• [Requirement]
Only the lines from the start of the data to the line containing "(0,0) rectangle (1322,958);", both included, should be output, exactly and without pictures.

------ Provided data ------

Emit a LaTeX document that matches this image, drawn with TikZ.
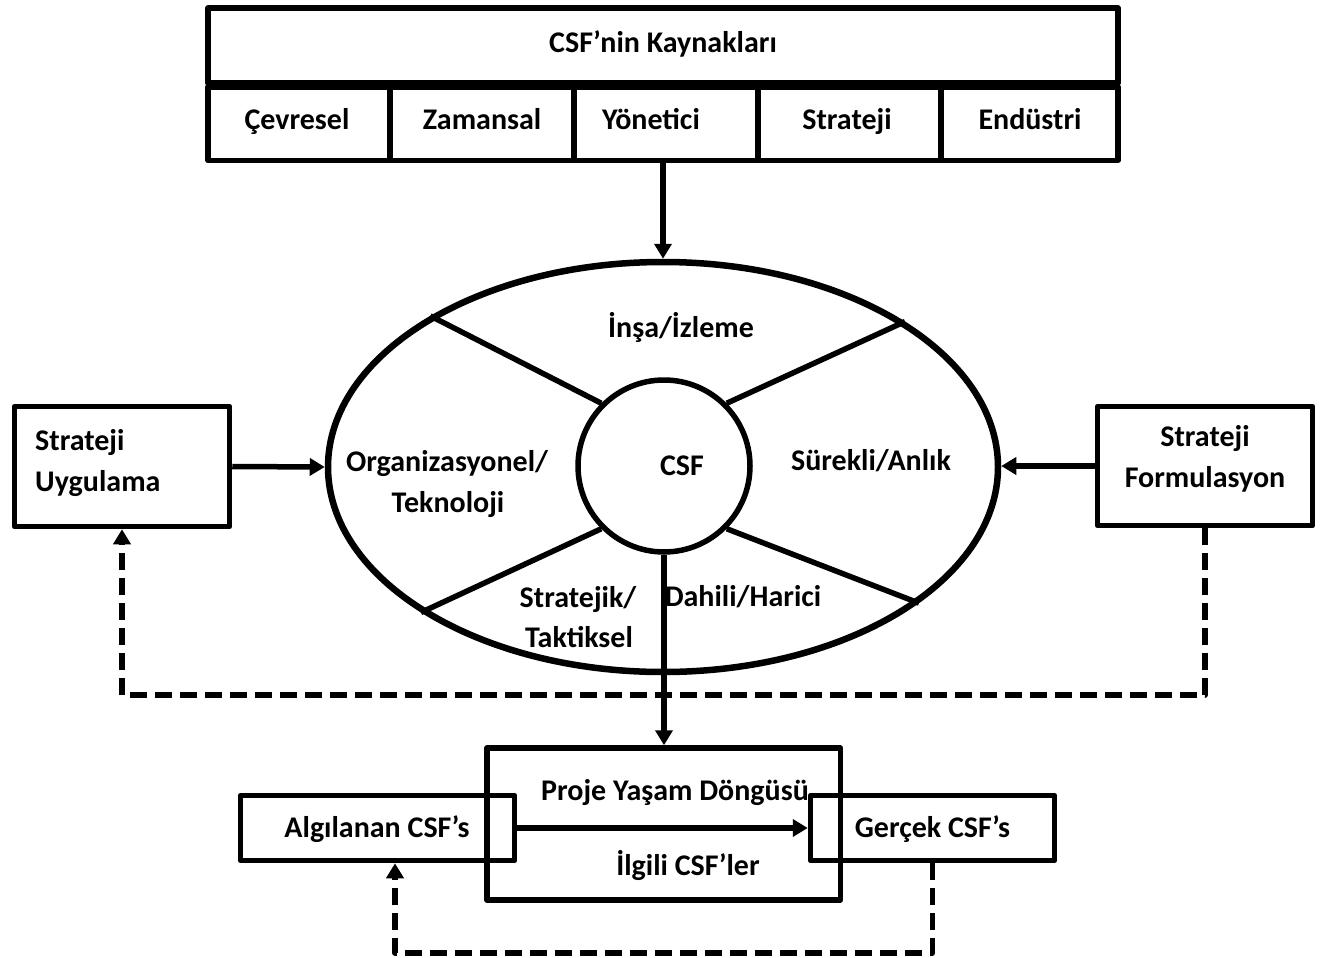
\documentclass[tikz,border=0pt]{standalone}
\usepackage{fontspec}
\setmainfont{Carlito}
\usetikzlibrary{arrows.meta,shapes.geometric}
\newcommand{\lblfont}{\fontsize{30}{36}\selectfont\bfseries}

\begin{document}
\begin{tikzpicture}[x=1pt,y=-1pt,
  box/.style={draw, rectangle, line width=5.5pt, line join=round, inner sep=0pt},
  lbl/.style={font=\lblfont, inner sep=0pt, text height=19pt, text depth=0pt},
  ln/.style={line width=5.5pt},
  arr/.style={line width=5.5pt, -{Triangle[length=15pt,width=17pt]}},
  dsh/.style={line width=5.5pt, line join=round, dash pattern=on 17pt off 8pt,
              -{Triangle[length=15pt,width=17pt]}},
]
\useasboundingbox[fill=white] (0,0) rectangle (1322,958);

% sources of CSFs: header and five cells
\node[box, minimum width=910pt, minimum height=75pt] (hdr) at (663,45.5) {};
\node[lbl] (hdrt) at (663,43) {CSF’nin Kaynakları};
\node[box, minimum width=182pt, minimum height=73.5pt] (cev) at (299,123.75) {};
\node[box, minimum width=184pt, minimum height=73.5pt] (zam) at (482,123.75) {};
\node[box, minimum width=184pt, minimum height=73.5pt] (yon) at (666,123.75) {};
\node[box, minimum width=183pt, minimum height=73.5pt] (str) at (849.5,123.75) {};
\node[box, minimum width=177pt, minimum height=73.5pt] (end) at (1029.5,123.75) {};
\node[lbl] (cevt) at (297,120) {Çevresel};
\node[lbl] (zamt) at (482,120) {Zamansal};
\node[lbl] (yont) at (651,120) {Yönetici};
\node[lbl] (strt) at (847,120) {Strateji};
\node[lbl] (endt) at (1030,120) {Endüstri};

% CSF ellipse with central circle and spokes
\node[draw, ellipse, line width=6.5pt, minimum width=670pt, minimum height=410pt, inner sep=0pt] (ell) at (663,467) {};
\node[draw, circle, line width=5.5pt, minimum size=172pt, inner sep=0pt] (hub) at (664,466) {};
\node[lbl] (hubt) at (682,466) {CSF};
\draw[ln] (hub.135) -- (ell.147.8);
\draw[ln] (hub.45) -- (ell.31.9);
\draw[ln] (hub.225) -- (ell.211.9);
\draw[ln] (hub.315) -- (ell.332.1);

\node[lbl] (t1) at (681,328) {İnşa/İzleme};
\node[lbl] (t2a) at (447,462) {Organizasyonel/};
\node[lbl] (t2b) at (448,503) {Teknoloji};
\node[lbl] (t3) at (871,461) {Sürekli/Anlık};
\node[lbl] (t4a) at (578,598) {Stratejik/};
\node[lbl] (t4b) at (579,638) {Taktiksel};
\node[lbl] (t5) at (743,597) {Dahili/Harici};

% strategy boxes
\node[box, minimum width=215pt, minimum height=120pt] (su) at (122,466.5) {};
\node[lbl, anchor=west] (suta) at (35,441) {Strateji};
\node[lbl, anchor=west] (sutb) at (35,482) {Uygulama};
\node[box, minimum width=215pt, minimum height=119pt] (sf) at (1205,466) {};
\node[lbl] (sfta) at (1205,437) {Strateji};
\node[lbl] (sftb) at (1205,478) {Formulasyon};

% project life cycle
\node[box, minimum width=353.5pt, minimum height=152pt] (pl) at (663.75,824) {};
\node[lbl] (plt) at (675,791) {Proje Yaşam Döngüsü};
\node[lbl] (plb) at (688,866) {İlgili CSF’ler};
\node[box, minimum width=274pt, minimum height=65pt] (al) at (377.5,828) {};
\node[lbl] (alt) at (377,828) {Algılanan CSF’s};
\node[box, minimum width=244pt, minimum height=65pt] (ge) at (932.5,828) {};
\node[lbl] (get) at (932.5,828) {Gerçek CSF’s};

% connectors
\draw[arr] (ell.north |- yon.south) -- (ell.north);
\draw[arr] (su.east) -- (ell.west);
\draw[arr] (sf.west) -- (sf.west -| ell.east);
\draw[arr] (hub.south) -- (hub.south |- pl.north);
\draw[arr] (al.east) -- (ge.west);

% feedback loops
\coordinate (fbk) at (0,695);
\draw[dsh] (sf.south) -- (sf.south |- fbk) -- (su.south |- fbk) -- (su.south);
\coordinate (lbk) at (395,953);
\draw[dsh] (ge.south) -- (ge.south |- lbk) -- (lbk) -- (lbk |- al.south);
\end{tikzpicture}
\end{document}
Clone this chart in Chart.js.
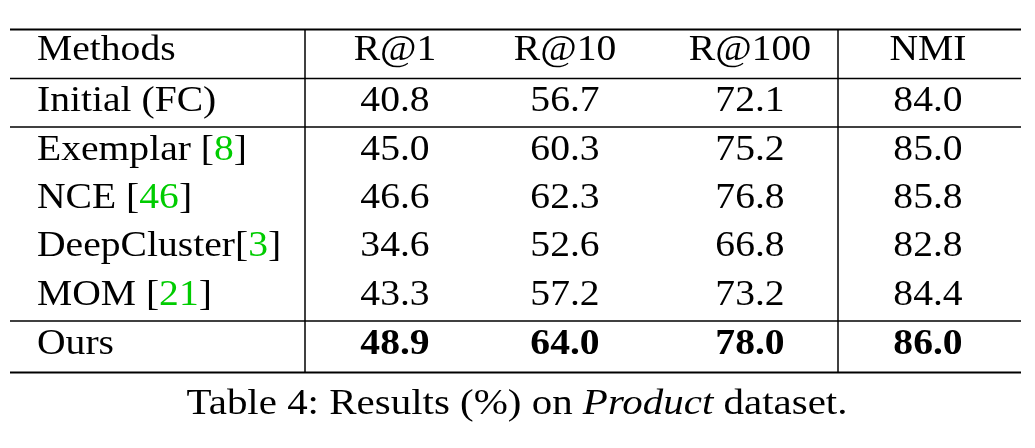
<!DOCTYPE html>
<html>
<head>
<meta charset="utf-8">
<script src="https://cdn.jsdelivr.net/npm/chart.js@4/dist/chart.umd.min.js"></script>
<style>
  html, body { margin: 0; padding: 0; background: #fff; }
  canvas { display: block; }
</style>
</head>
<body>
<canvas id="tbl" width="1035" height="448"></canvas>
<script>
// Table data
const columns = ['Methods', 'R@1', 'R@10', 'R@100', 'NMI'];
const methods = ['Initial (FC)', 'Exemplar', 'NCE', 'DeepCluster', 'MOM', 'Ours'];
const refs = ['', '[8]', '[46]', '[3]', '[21]', ''];
const r1 = [40.8, 45.0, 46.6, 34.6, 43.3, 48.9];
const r10 = [56.7, 60.3, 62.3, 52.6, 57.2, 64.0];
const r100 = [72.1, 75.2, 76.8, 66.8, 73.2, 78.0];
const nmi = [84.0, 85.0, 85.8, 82.8, 84.4, 86.0];
const caption = 'Table 4: Results (%) on Product dataset.';

// layout (pixel positions of columns / rows)
const colX = [37, 395, 565, 750, 928];
const rowY = [51, 102, 151, 199, 247, 296, 345];

const valueCols = [r1, r10, r100, nmi];
const cells = [];
columns.forEach((c, i) => cells.push({ x: colX[i], y: rowY[0], text: c, kind: i === 0 ? 'left' : 'center' }));
methods.forEach((m, r) => {
    cells.push({ x: colX[0], y: rowY[r + 1], text: m, ref: refs[r], kind: 'left', gap: m === 'DeepCluster' ? '' : ' ' });
    valueCols.forEach((vals, c) => {
        cells.push({ x: colX[c + 1], y: rowY[r + 1], text: vals[r].toFixed(1), kind: 'center', bold: r === methods.length - 1 });
    });
});

const serif = '"Liberation Serif", "DejaVu Serif", serif';
const SX = 1.1;   // horizontal stretch of table text
const CSX = 1.17; // horizontal stretch of caption

const tablePlugin = {
    id: 'tablePlugin',
    afterDatasetsDraw(chart) {
        const ctx = chart.ctx;
        const xs = chart.scales.x, ys = chart.scales.y;
        const meta = chart.getDatasetMeta(0);
        ctx.save();
        ctx.textBaseline = 'middle';
        meta.data.forEach((pt, i) => {
            const c = cells[i];
            ctx.save();
            ctx.translate(pt.x, pt.y);
            ctx.scale(SX, 1);
            ctx.font = (c.bold ? 'bold ' : '') + '36px ' + serif;
            ctx.fillStyle = '#000';
            if (c.kind === 'left') {
                ctx.textAlign = 'left';
                ctx.fillText(c.text, 0, 0);
                if (c.ref) {
                    let x = ctx.measureText(c.text + c.gap).width;
                    ctx.fillText('[', x, 0);
                    x += ctx.measureText('[').width;
                    const num = c.ref.slice(1, -1);
                    ctx.fillStyle = '#00cc00';
                    ctx.fillText(num, x, 0);
                    x += ctx.measureText(num).width;
                    ctx.fillStyle = '#000';
                    ctx.fillText(']', x, 0);
                }
            } else {
                ctx.textAlign = 'center';
                ctx.fillText(c.text, 0, 0);
            }
            ctx.restore();
        });
        // rules
        const hl = (v, w) => {
            ctx.lineWidth = w;
            ctx.beginPath();
            ctx.moveTo(xs.getPixelForValue(10), ys.getPixelForValue(v));
            ctx.lineTo(xs.getPixelForValue(1021), ys.getPixelForValue(v));
            ctx.stroke();
        };
        const vl = (v) => {
            ctx.lineWidth = 1.5;
            ctx.beginPath();
            ctx.moveTo(xs.getPixelForValue(v), ys.getPixelForValue(29));
            ctx.lineTo(xs.getPixelForValue(v), ys.getPixelForValue(373));
            ctx.stroke();
        };
        ctx.strokeStyle = '#000';
        hl(29.5, 2); hl(78.5, 1.5); hl(127, 1.5); hl(321, 1.5); hl(372.5, 2);
        vl(305); vl(838);
        // caption
        ctx.fillStyle = '#000';
        const cy = ys.getPixelForValue(405);
        const parts = [['Table 4: Results (%) on ', 'normal'], ['Product', 'italic'], [' dataset.', 'normal']];
        let total = 0;
        parts.forEach(p => { ctx.font = p[1] + ' 35px ' + serif; total += ctx.measureText(p[0]).width; });
        ctx.translate(xs.getPixelForValue(517), cy);
        ctx.scale(CSX, 1);
        let x = -total / 2;
        ctx.textAlign = 'left';
        parts.forEach(p => {
            ctx.font = p[1] + ' 35px ' + serif;
            ctx.fillText(p[0], x, 0);
            x += ctx.measureText(p[0]).width;
        });
        ctx.restore();
    }
};

new Chart(document.getElementById('tbl'), {
    type: 'scatter',
    data: {
        datasets: [{
            label: caption,
            data: cells.map(c => ({ x: c.x, y: c.y })),
            pointRadius: 0
        }]
    },
    options: {
        responsive: false,
        animation: false,
        devicePixelRatio: 1,
        layout: { padding: 0 },
        plugins: { legend: { display: false }, tooltip: { enabled: false } },
        scales: {
            x: { type: 'linear', min: 0, max: 1035, display: false },
            y: { type: 'linear', min: 0, max: 448, reverse: true, display: false }
        }
    },
    plugins: [tablePlugin]
});
</script>
</body>
</html>
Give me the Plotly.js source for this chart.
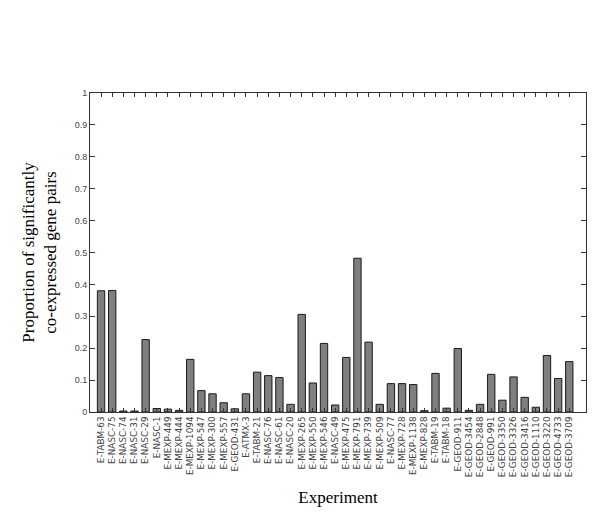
<!DOCTYPE html>
<html>
<head>
<meta charset="utf-8">
<script src="https://cdn.plot.ly/plotly-3.0.1.min.js"></script>
<style>
  body { margin: 0; background: #fff; }
  #chart { width: 600px; height: 516px; }
</style>
</head>
<body>
<div id="chart"></div>
<script>
var experiments = [
    "E-TABM-63", "E-NASC-75", "E-NASC-74", "E-NASC-31", "E-NASC-29",
    "E-NASC-1", "E-MEXP-449", "E-MEXP-444", "E-MEXP-1094", "E-MEXP-547",
    "E-MEXP-300", "E-MEXP-557", "E-GEOD-431", "E-ATMX-3", "E-TABM-21",
    "E-NASC-76", "E-NASC-61", "E-NASC-20", "E-MEXP-265", "E-MEXP-550",
    "E-MEXP-546", "E-NASC-49", "E-MEXP-475", "E-MEXP-791", "E-MEXP-739",
    "E-MEXP-509", "E-NASC-77", "E-MEXP-728", "E-MEXP-1138", "E-MEXP-828",
    "E-TABM-19", "E-TABM-18", "E-GEOD-911", "E-GEOD-3454", "E-GEOD-2848",
    "E-GEOD-991", "E-GEOD-3350", "E-GEOD-3326", "E-GEOD-3416", "E-GEOD-1110",
    "E-GEOD-3220", "E-GEOD-4733", "E-GEOD-3709"
];

var proportion = [
    0.380, 0.381, 0.003, 0.003, 0.227,
    0.011, 0.009, 0.005, 0.165, 0.067,
    0.057, 0.029, 0.010, 0.057, 0.125,
    0.114, 0.108, 0.024, 0.306, 0.091,
    0.215, 0.022, 0.171, 0.482, 0.219,
    0.024, 0.089, 0.089, 0.086, 0.004,
    0.121, 0.012, 0.199, 0.005, 0.024,
    0.118, 0.037, 0.110, 0.046, 0.015,
    0.177, 0.105, 0.158
];

var yTicks = [0, 0.1, 0.2, 0.3, 0.4, 0.5, 0.6, 0.7, 0.8, 0.9, 1];
var yTickText = ["0", "0.1", "0.2", "0.3", "0.4", "0.5", "0.6", "0.7", "0.8", "0.9", "1"];

var bars = {
    type: 'bar',
    x: experiments,
    y: proportion,
    marker: {
        color: '#7f7f7f',
        line: { color: '#1a1a1a', width: 1 }
    },
    hoverinfo: 'x+y'
};

var yTickFont = { family: 'Liberation Sans, Arial, sans-serif', size: 9, color: '#444' };
var xTickFont = { family: 'DejaVu Sans, sans-serif', size: 8.8, color: '#444' };
var titleFont = { family: 'Liberation Serif, Times New Roman, serif', size: 17, color: '#000' };

var layout = {
    width: 600,
    height: 516,
    margin: { l: 90, r: 14, t: 93, b: 104 },
    paper_bgcolor: '#fff',
    plot_bgcolor: '#fff',
    showlegend: false,
    bargap: 0.34,
    xaxis: {
        type: 'category',
        range: [-0.99, 43.5],
        tickmode: 'array',
        tickvals: experiments,
        ticktext: experiments,
        tickangle: -90,
        tickfont: xTickFont,
        ticks: 'inside',
        ticklen: 4,
        tickcolor: '#333',
        showline: true,
        linecolor: '#333',
        linewidth: 1,
        mirror: 'ticks',
        showgrid: false,
        zeroline: false,
        title: { text: 'Experiment', font: titleFont, standoff: 14 }
    },
    yaxis: {
        range: [0, 1],
        tickvals: yTicks,
        ticktext: yTickText,
        tickfont: yTickFont,
        ticks: 'inside',
        ticklen: 5,
        tickcolor: '#333',
        showline: true,
        linecolor: '#333',
        linewidth: 1,
        mirror: 'ticks',
        showgrid: false,
        zeroline: false,
        title: {
            text: 'Proportion of significantly<br>co-expressed gene pairs',
            font: titleFont,
            standoff: 13
        }
    }
};

Plotly.newPlot('chart', [bars], layout, { displayModeBar: false, staticPlot: true });
</script>
</body>
</html>
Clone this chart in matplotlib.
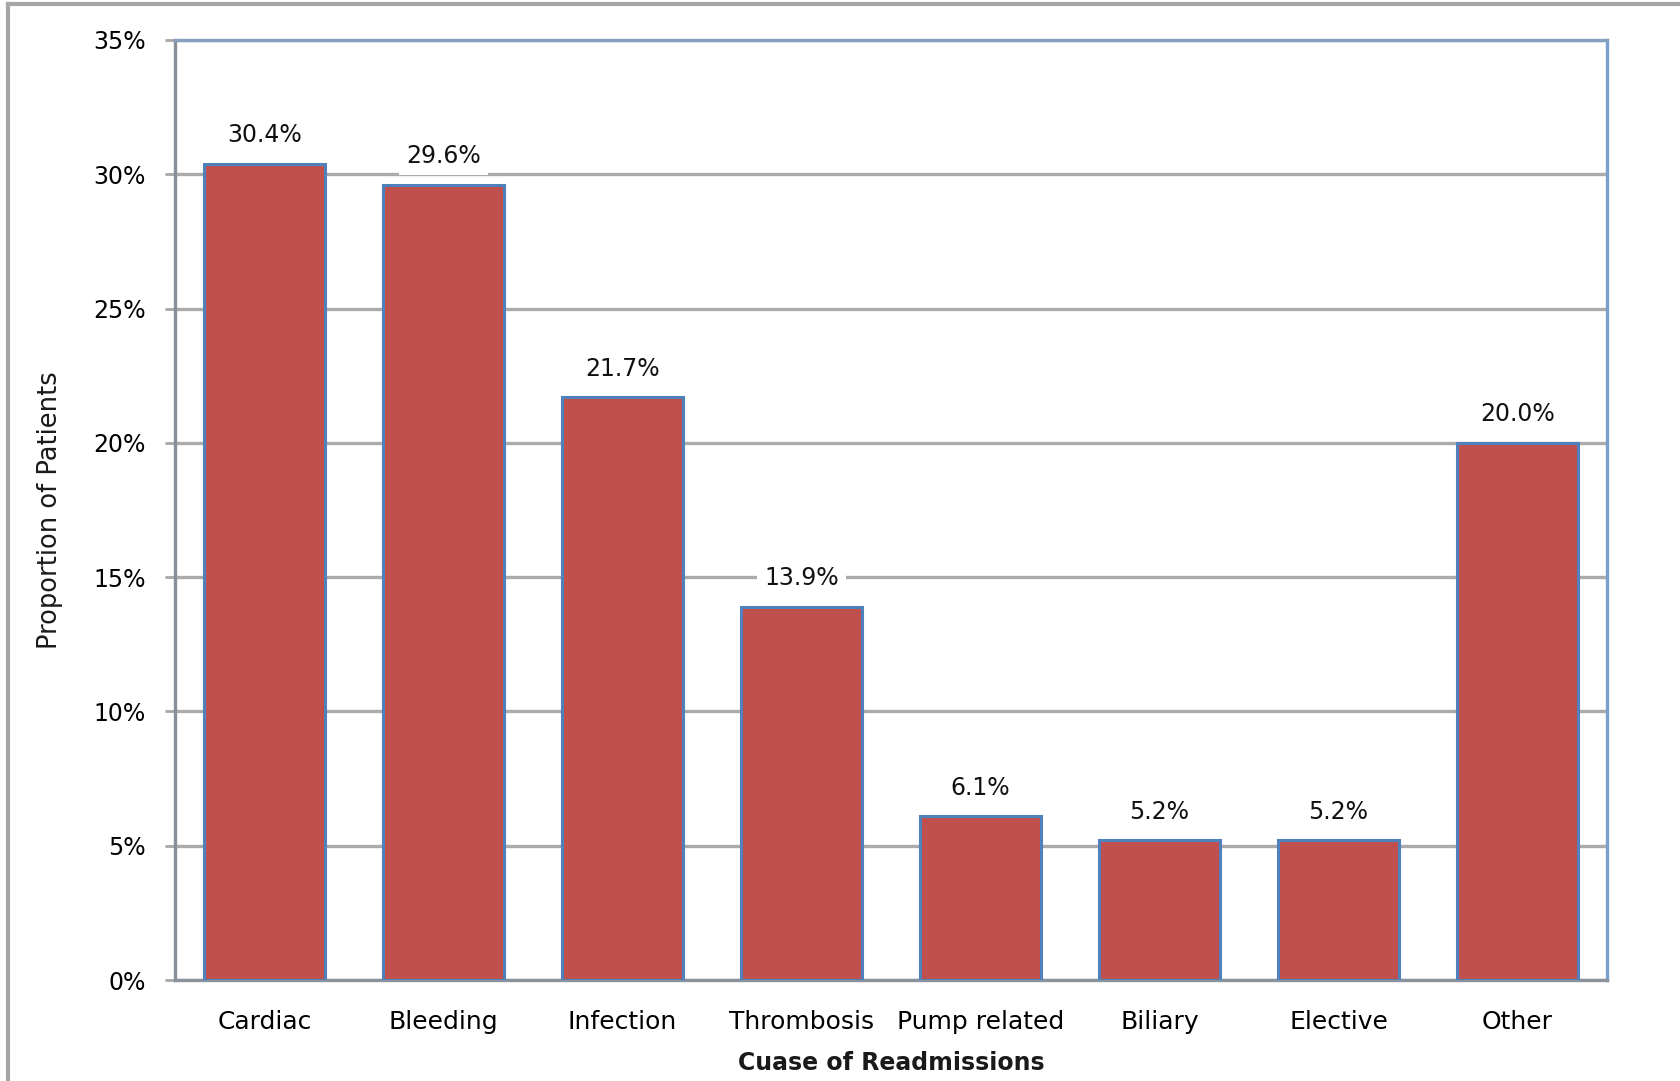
import numpy as np
import matplotlib.pyplot as plt
from matplotlib.lines import Line2D
from matplotlib.ticker import FuncFormatter, MultipleLocator

# readmission causes and share of patients (%)
causes = ["Cardiac", "Bleeding", "Infection", "Thrombosis", "Pump related",
          "Biliary", "Elective", "Other"]
shares = [30.4, 29.6, 21.7, 13.9, 6.1, 5.2, 5.2, 20.0]

plt.rcParams["font.family"] = ["DejaVu Sans"]

fig = plt.figure(figsize=(16.81, 10.81), dpi=100)
ax = fig.add_axes([0.1041, 0.0934, 0.8519, 0.8696])

x = np.arange(len(causes))
ax.bar(x, shares, width=0.68, color="#c0504d", edgecolor="#4f81bd",
       linewidth=2.2, zorder=3)

# value labels sit on a white box so the gridline is cut behind them
for xi, v in zip(x, shares):
    ax.annotate(f"{v:.1f}%", (xi, v), xytext=(0, 12), textcoords="offset points",
                ha="center", va="bottom", fontsize=17, color="#111111",
                bbox=dict(boxstyle="square,pad=0.3", fc="white", ec="none"),
                zorder=4)

ax.set_xlim(-0.5, len(causes) - 0.5)
ax.set_ylim(0, 35)
ax.yaxis.set_major_locator(MultipleLocator(5))
ax.yaxis.set_major_formatter(FuncFormatter(lambda v, p: f"{v:.0f}%"))
ax.grid(axis="y", color="#ababab", linewidth=2.4, zorder=1)
ax.set_axisbelow(True)

ax.set_xticks(x)
ax.set_xticklabels(causes, fontsize=18)
ax.tick_params(axis="x", length=0, pad=21.5)
ax.tick_params(axis="y", labelsize=17, length=7, width=2, color="#a6a6a6", pad=14)

ax.spines["left"].set_color("#878f99")
ax.spines["bottom"].set_color("#8a929c")
ax.spines["top"].set_color("#87a0c0")
ax.spines["right"].set_color("#7aa0cf")
for s in ax.spines.values():
    s.set_linewidth(2.4)

ax.set_xlabel("Cuase of Readmissions", fontsize=17, fontweight="bold",
              color="#1a1a1a", labelpad=12)
ax.set_ylabel("Proportion of Patients", fontsize=18.5, color="#1a1a1a", labelpad=22)

# outer chart frame (left and top edges)
fig.add_artist(Line2D([0.0048, 0.0048], [0, 0.996], color="#a6a6a6",
                      linewidth=3, transform=fig.transFigure))
fig.add_artist(Line2D([0.0048, 1], [0.996, 0.996], color="#a6a6a6",
                      linewidth=3, transform=fig.transFigure))

fig.savefig("out.png", dpi=100, facecolor="white")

------

• [Written response]
Emit a LaTeX document that matches this image, drawn with TikZ.
\documentclass[tikz,border=0pt]{standalone}
\usepackage{fontspec}
\setmainfont{Carlito}
\usetikzlibrary{arrows.meta,shapes.geometric}
\newcommand{\lblfont}{\fontsize{30}{36}\selectfont\bfseries}

\begin{document}
\begin{tikzpicture}[x=1pt,y=-1pt,
  box/.style={draw, rectangle, line width=5.5pt, line join=round, inner sep=0pt},
  lbl/.style={font=\lblfont, inner sep=0pt, text height=19pt, text depth=0pt},
  ln/.style={line width=5.5pt},
  arr/.style={line width=5.5pt, -{Triangle[length=15pt,width=17pt]}},
  dsh/.style={line width=5.5pt, line join=round, dash pattern=on 17pt off 8pt,
              -{Triangle[length=15pt,width=17pt]}},
]
\useasboundingbox[fill=white] (0,0) rectangle (1322,958);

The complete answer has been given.